Pink Lemonade Cupcakes Recipe
Prep Time: 15 mins
Cook Time: 15-20 mins
Yield: 10 cupcakes
FOR THE CUPCAKES
- 115g/4oz self-raising flour
- ¼ tsp baking powder
- 115g/4oz butter, softened
- 115g/4oz caster/superfine sugar
- 2 large eggs, lightly beaten
- pink food colouring
FOR THE LEMON SYRUP:
- 55gg/2oz granulated sugar
- Juice of 1 small lemon
FOR THR BUTTERCREAM FROSTING:
- 55gg/2oz butter, softened
- Juice and finely grated zest of1 lemon
- 4 tbsp double (heavy) cream
- 225g/8oz icing/confectioners’ sugar
- pink food colouring
- Preheat the oven to 180°C/350°F/Gas Mark 4. Put 10 paper liners in a bun tray.
- Cream the butter and caster/superfine sugar using an electric mixer. Meanwhile, sift the flour and baking powder into a separate bowl and set aside. Add the eggs, one at a time to the butter/sugar mixture followed by a spoonful of flour [to prevent curdling], then add the remaining flour and beat until smooth. Beat in a little pink food colouring to colour the mixture pale pink.
- Spoon or pipe the mixture into the paper liners. Bake in the preheated oven for 12-15 minutes, until risen and firm to the touch.
- Meanwhile, place the granulated sugar and lemon juice in a small saucepan and heat gently, stirring, until the sugar has dissolved. Leave to cool for 15 minutes. Prick the tops of the warm cupcakes all over with a skewer and liberally brush with the warm lemon syrup. Transfer to a wire rack and leave to cool.
- To make the buttercream frosting, place the butter, lemon juice, and lemon zest in a bowl and beat with an electric mixer for 2-3 minutes, until pale and creamy. Beat in the cream, then gradually sift in the icing/powdered/confectioners’ sugar and continue to beat for 2-3 minutes, until the buttercream frosting is light and fluffy. Beat in a little pink food colouring to give a pale pink colour.
- Using a small palette knife, thickly swirl the buttercream frosting over the tops of the cupcakes. Scatter sugar sprinkles or pink, white, and red ‘hundreds and thousands’ (tiny coloured sugar balls) onto a plate and roll the cupcakes’ edges in the sprinkles. Cut the straws to 8cm/3¼ inch lengths and push into the cupcakes to decorate.
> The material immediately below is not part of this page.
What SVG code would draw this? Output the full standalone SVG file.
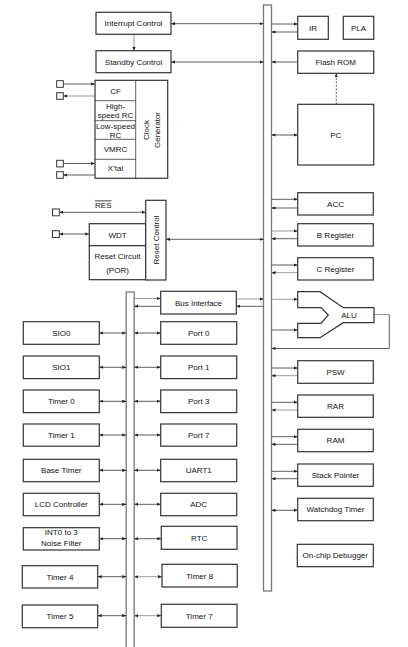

“The Cupcake” from Love Food by Parragon Books
I am totally digging these pink lemonade cupcakes right now. I’m glad I made them. The lemon gives that refreshing kick to the moist yet light sponge and that buttercream frosting was so creamy yet with a touch of lemon. The giant man-baby commented that they were a bit like cheesecake. Not sure how but I suspect he meant that the buttercream frosting is quite creamy. It may also be because I make him a lot of lemon cheesecake so he remembered that taste and associated?
So what are you waiting for? In 30 mins you can have some too. Get to that kitchen! Stat.